The inclusion criteria were as follows: (1) studies that evaluated the association between AR CAG or GGC/GGN repeat polymorphisms and the risk of TC; (2) studies with a case-control design; (3) studies that provided sufficient information on CAG or GGC/GGN repeat distributions between patients and controls; (4) studies for which the full text was available. Two reviewers assessed the full text of eligible studies from the above databases. Additional studies were identified by manually searching references of original and review articles on this topic.

Data extraction and verification

Information on the enrolled studies is shown in Tables 1 and 2, including: (I) the first author’s name; (II) year of publication; (III) country or region of origin, ethnicity, and method; (IV) number of cases and controls. Two authors (WJ Jiang and SM Liu) of the study extracted the information independently and screened the citations that met the inclusion criteria. The discrepancies were adjudicated via discussions until a consensus was reached.

Data and statistical analysis

Data were divided into three categories: CAG repeat length of 21–25, which was used as the reference group, CAG length < 21, and CAG length > 25. The GGN repeat length was divided into 2 categories: GGN repeat length ≤ 23, which was used as the reference group, and GGN length > 23. To obtain specific data from these categories, we thoroughly analyzed and carefully obtained information from all the studies that met the inclusion criteria.

We predicted the contribution of AR CAG and GGN repeat polymorphisms to the risk of TC using the Stata software version 11.0. The OR with 95% (CI) was calculated to measure the strength of the associations [31]. A test of heterogeneity of the pooled results was performed using Cochran’s Q test and Higgins I2 statistic [32]. I2 > 50% is considered as a measure of significant heterogeneity. If the result of the Q test was P > 0.10, the OR was analyzed using the fixed-effects model (Mantel–Haenszel method). Otherwise, a random-effects model (DerSimonian–Laird method) was used in cases of significant heterogeneity. Sensitivity analysis was performed to estimate the stability of the results by removing each study from the analysis, one at a time. Publication bias was evaluated using Begg’s funnel plot. In addition to the visual inspection of the funnel plot, a value of P < 0.05 was considered to indicate the presence of significant publication bias [3337].

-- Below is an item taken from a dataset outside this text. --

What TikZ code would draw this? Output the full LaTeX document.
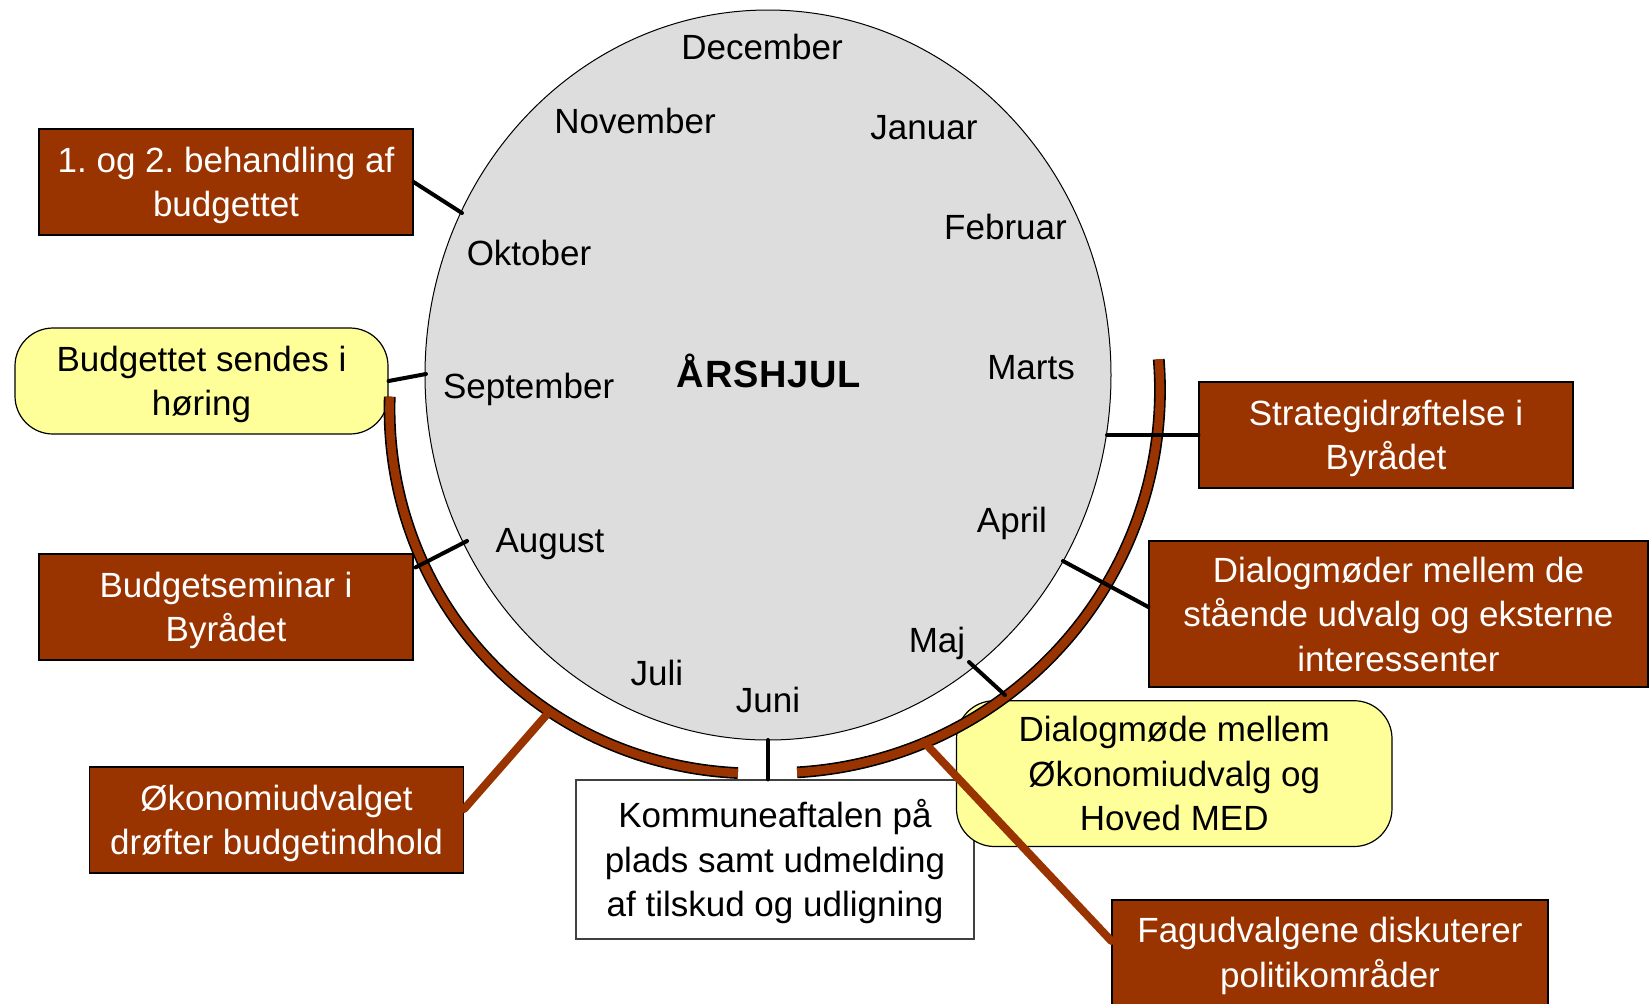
\documentclass[tikz,border=0pt]{standalone}
\usepackage{fontspec}
\setmainfont{Liberation Sans}
\newfontfamily\wheelboldfont[LetterSpace=2]{Liberation Sans}
\usetikzlibrary{calc}
\definecolor{boxbrown}{HTML}{993300}
\definecolor{boxyellow}{HTML}{FFFF99}
\definecolor{wheelgray}{HTML}{DDDDDD}
\newcommand\ystrut{\rule[-4.4pt]{0pt}{21.4pt}}
\frenchspacing
\begin{document}
\frenchspacing
\begin{tikzpicture}[x=0.5pt,y=-0.5pt,
  txt/.style={font=\fontsize{17.5}{22.3}\selectfont},
  month/.style={txt, anchor=base, inner sep=0pt},
  basebox/.style={txt, draw=black, line width=0.6pt, align=center, inner sep=0pt},
  brownbox/.style={basebox, fill=boxbrown, text=white},
  yellowbox/.style={basebox, fill=boxyellow, rounded corners=19pt},
  whitebox/.style={basebox, fill=white, draw=black!75},
  tick/.style={line width=2pt, line cap=round},
  brownlink/.style={draw=boxbrown, line width=4pt, line cap=round},
  period/.style={line width=0.8pt, double=boxbrown, double distance=4.3pt},
]
\fill[white] (0,0) rectangle (1651,1003);
\useasboundingbox (0,0) rectangle (1651,1003);

% the wheel
\filldraw[fill=wheelgray, draw=black, line width=0.5pt] (768,375) ellipse [x radius=171.5pt, y radius=182.5pt];

% months
\node[month] (dec) at (762,59) {December};
\node[month] (nov) at (635,133) {November};
\node[month] (jan) at (924,139) {Januar};
\node[month] (feb) at (1005.5,239) {Februar};
\node[month] (okt) at (529,265) {Oktober};
\node[month] (mar) at (1031,379) {Marts};
\node[month] (sep) at (528.6,398) {September};
\node[month, font=\wheelboldfont\bfseries\fontsize{19}{22}\selectfont] (hjul) at (769,387) {ÅRSHJUL};
\node[month] (apr) at (1012,532) {April};
\node[month] (aug) at (550,552) {August};
\node[month] (maj) at (937,652) {Maj};
\node[month] (jul) at (657,685) {Juli};
\node[month] (jun) at (768,712) {Juni};

% points on the wheel and on the period arc
\coordinate (wOkt) at (462,213);
\coordinate (wSep) at (426,374);
\coordinate (wAug) at (467,541);
\coordinate (wJun) at (768,740);
\coordinate (wMaj) at (969,662);
\coordinate (wMar) at (1107,435);
\coordinate (wApr) at (1063,561);
\coordinate (rMaj) at (1005,695);
\coordinate (rOko) at (549,712);
\coordinate (rFag) at (924,742);

% boxes
\node[brownbox, minimum width=187pt, minimum height=53pt] (b1) at (226,182)
  {\ystrut 1. og 2. behandling af\\ budgettet\ystrut};
\node[yellowbox, minimum width=186.5pt, minimum height=53pt] (b2) at (201.5,381)
  {\ystrut Budgettet sendes i\\ høring\ystrut};
\node[brownbox, minimum width=187pt, minimum height=53pt] (b3) at (226,607)
  {\ystrut Budgetseminar i\\ Byrådet\ystrut};
\node[brownbox, minimum width=187pt, minimum height=53pt] (b4) at (276.5,820)
  {\ystrut Økonomiudvalget\\ drøfter budgetindhold\ystrut};
\node[whitebox, minimum width=199pt, minimum height=79.5pt] (b5) at (775,859.5)
  {\ystrut Kommuneaftalen på\\ plads samt udmelding\\ af tilskud og udligning\ystrut};
\node[yellowbox, minimum width=217.75pt, minimum height=72.9pt] (b6) at (1174.25,773.6)
  {\ystrut Dialogmøde mellem\\ Økonomiudvalg og\\ Hoved MED\ystrut};
\node[brownbox, minimum width=187pt, minimum height=53pt] (b8) at (1386,435)
  {\ystrut Strategidrøftelse i\\ Byrådet\ystrut};
\node[brownbox, minimum width=249.5pt, minimum height=73pt] (b9) at (1398.5,614)
  {\ystrut Dialogmøder mellem de\\ stående udvalg og eksterne\\ interessenter\ystrut};
\node[brownbox, minimum width=218pt, minimum height=52.5pt] (b7) at (1330,952.5)
  {\ystrut Fagudvalgene diskuterer\\ politikområder\ystrut};

% period arc (two pieces)
\draw[period] plot[domain=179:95.5, samples=90, smooth]
  ({775+385*cos(\x)*(1+0.025*sin(2*(\x-90)))}, {390+383*sin(\x)*(1+0.025*sin(2*(\x-90)))});
\draw[period] plot[domain=86.7:-4.6, samples=90, smooth]
  ({775+385*cos(\x)}, {390+383*sin(\x)});

% black connectors
\draw[tick] (b1.east) -- (wOkt);
\draw[tick] (b2.east) -- (wSep);
\draw[tick] ($(b3.north east)+(2,14)$) -- (wAug);
\draw[tick] (wJun) -- (wJun |- b5.north);
\draw[tick] (wMaj) -- (rMaj);
\draw[tick] (wMar) -- (wMar -| b8.west);
\draw[tick] (wApr) -- ($(b9.west)+(0,-7)$);

% brown connectors
\draw[brownlink] ($(b4.east)+(0,-11)$) -- (rOko);
\draw[brownlink] (rFag) -- ($(b7.west)+(0,-11.5)$);
\end{tikzpicture}
\end{document}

ACKNOWLEDGMENTS AND FUNDING

We appreciate the assistance from all the members of our laboratory. This study was supported by the Medical Health and Scientific Research Foundation of Nanjing Military Command (No. 2014MS098), the Key Foundation of Jiangsu Science and Technology Bureau (No. BM2013058), and the Foundation of Nanjing General Hospital of Nanjing Military Command, PLA. (No. 2014044).

CONFLICTS OF INTEREST

The authors declare that no conflicts of interest are associated with this publication.